Secondarily, there is a problem of the structural anisotropy causing anisotropy in the critical current and, as a result of the coil performance. The second defect is that the so-called pinning force of the magnet lowers in the magnetic field direction perpendicular to the tape surface, that is, at the end portions of the magnet so that instability is caused.
Thirdly, there is a problem of irregularity in the magnetic field when the tape is used as a magnet coil. In case the magnetic field intensity changes along the width of the tape, the current flows more to portions of the weak magnetic field so that the current density is not uniform, thus causing disorder of the magnetic field distribution. Further, there are always spaces between the pan-cake type coils, and disorder of the magnetic field distribution is induced by these spaces. Thus, a highly uniform magnet cannot be made from the tape shaped coils.

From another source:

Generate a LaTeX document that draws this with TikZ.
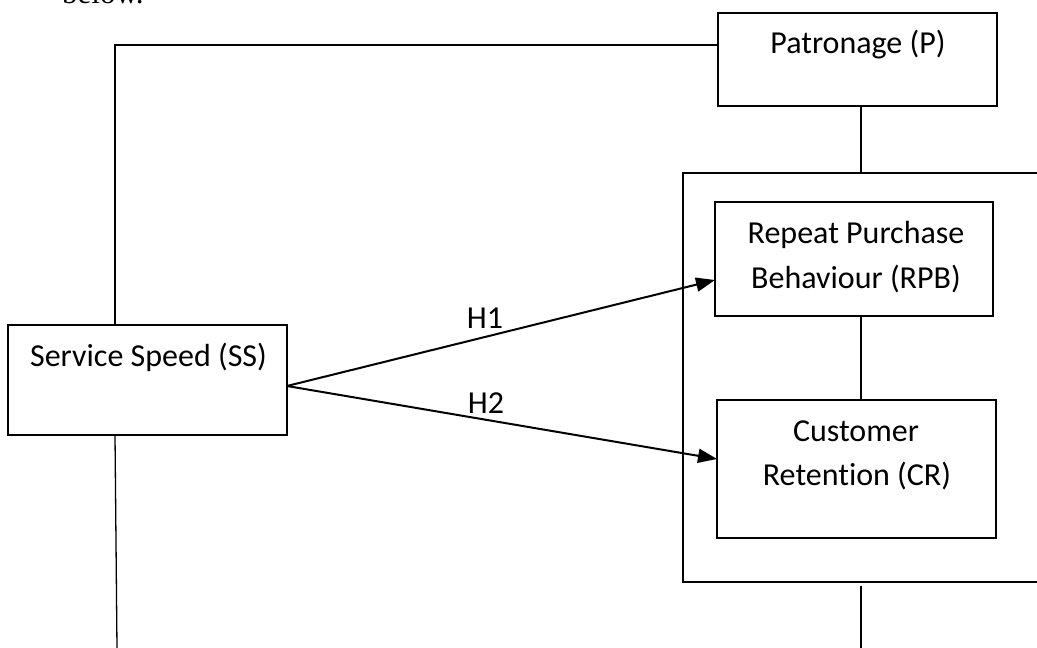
\documentclass[tikz,border=0pt]{standalone}
\usepackage{fontspec}
\setmainfont{Carlito}[Ligatures={NoCommon}]
\newfontfamily\serifbody{Liberation Serif}
\usetikzlibrary{arrows.meta}
\begin{document}
\begin{tikzpicture}[x=1pt,y=-1pt,
  box/.style={draw=black,line width=1.5pt,minimum width=#1,inner sep=0pt,outer sep=0pt},
  lbl/.style={font=\fontsize{32}{38}\selectfont,inner sep=0pt,anchor=base},
  conn/.style={draw=black,line width=1.3pt},
  arr/.style={draw=black,line width=2pt,-{Triangle[length=19pt,width=14pt]}}]
\useasboundingbox (0,0) rectangle (1037,648);
% cut-off text at the top
\node[font=\serifbody\fontsize{31}{37}\selectfont,inner sep=0pt,anchor=base west] (below) at (62,3) {below.};
% boxes
\node[box=279pt,minimum height=93pt] (P) at (857.5,59.5) {};
\node[box=278pt,minimum height=114pt] (RPB) at (854,259) {};
\node[box=279pt,minimum height=138pt] (CR) at (856.5,469) {};
\node[box=279pt,minimum height=110pt] (SS) at (147.5,380) {};
% outer frame (extends beyond right edge)
\draw[line width=1.5pt] (1045,173) -- (683,173) -- (683,582) -- (1045,582);
\coordinate (outT) at (861,173);
\coordinate (outB) at (861,586);
\coordinate (botR) at (861,648);
\coordinate (botL) at (117,648);
\coordinate (corner) at (115,45);
% texts
\node[lbl] (tP) at (858,53) {Patronage (P)};
\node[lbl] (tR1) at (856,243) {Repeat Purchase};
\node[lbl] (tR2) at (856,288) {Behaviour (RPB)};
\node[lbl] (tC1) at (856,441) {Customer};
\node[lbl] (tC2) at (857,485) {Retent\kern0pt ion (CR)};
\node[lbl] (tS) at (148.5,366) {Service Speed (SS)};
\node[lbl] (h1) at (485,328) {H1};
\node[lbl] (h2) at (486,413) {H2};
% connectors
\draw[conn] (SS.north -| corner) -- (corner) -- (corner -| P.west);
\draw[conn] (SS.south -| corner) -- (botL);
\draw[conn] (P.south -| outT) -- (outT);
\draw[conn] (RPB.south -| outT) -- (CR.north -| outT);
\draw[conn] (outB) -- (botR);
\draw[arr] ([yshift=-6pt]SS.east) -- ([yshift=-21pt]RPB.west);
\draw[arr] ([yshift=-6pt]SS.east) -- ([yshift=10pt]CR.west);
\end{tikzpicture}
\end{document}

As a fourth defect, the total packing factor can never be increased. The total current density of the magnet as a whole lowers if the coiled wires have the same current density because a magnet of pan-cake type has a low packing factor as mentioned before. Further, in the case of a pan-cake type coil, the number of coils to form a magnet is small so that each coil must be of a large current type. As a result, it is necessary to provide a large amount of stabilizing materials which, in turn, causes lowering of the average current density.
As a fifth defect, the tape shaped superconductor has difficulty in respect of compatibility with the conventional NbTi alloy wire. Thus, from point of economic design of the magnet, it is most preferable to use superconducting compound wires, stable in a high magnetic field, for the core portion of the magnet which is the high magnetic field zone, and use inexpensive NbTi wire for the outer, middle and low magnetic field zones. However, the conventional tape shaped superconductor must be in the form of a pan-cake type coil so that there are difficulties in respect of the structural compatibility of both coils. Further, the tape shaped superconductor must be of a large current type as mentioned above so that it is difficult to obtain the current matching of both types of the coils.
Therefore, an object of the present invention is to provide superconducting compound wires having excellent flexibility which can be handled just as superconducting alloy wires.
Another object of the present invention is to provide a superconducting stranded, woven and transposed compound wires having excellent flexibility.
Still another object of the present invention is to provide flexible superconducting compound wires suitable for use in a magnet.
Still another object of the present invention is to provide a method for manufacturing the above superconducting compound wires having excellent flexibility.
According to the present invention, there are provided superconducting compound wires wherein some or all of the plural strands having a continuous layer of superconducting compound are assembled in such a manner as to have a certain inclination to the lengthwise direction of the superconducting compound wires, and the strands do not substantially adhere to each other.
The present invention also provides a method for the manufacture of superconducting compound wires, which comprises assembling together some or all of strands having a compound layer formed by a heat treatment, in such a manner that they have a certain inclination to the lengthwise direction of the superconducting compound wires, heating the assembled strands to a temperature for forming the compound, and cooling the strands.
The wires in which the strands are assembled together so as to have an inclination to the lengthwise direction of the wires include stranded wires, woven wires, and also transposed wires, any other wires in which not all of the component strands are assembled in parallel to the lengthwise direction of the wire.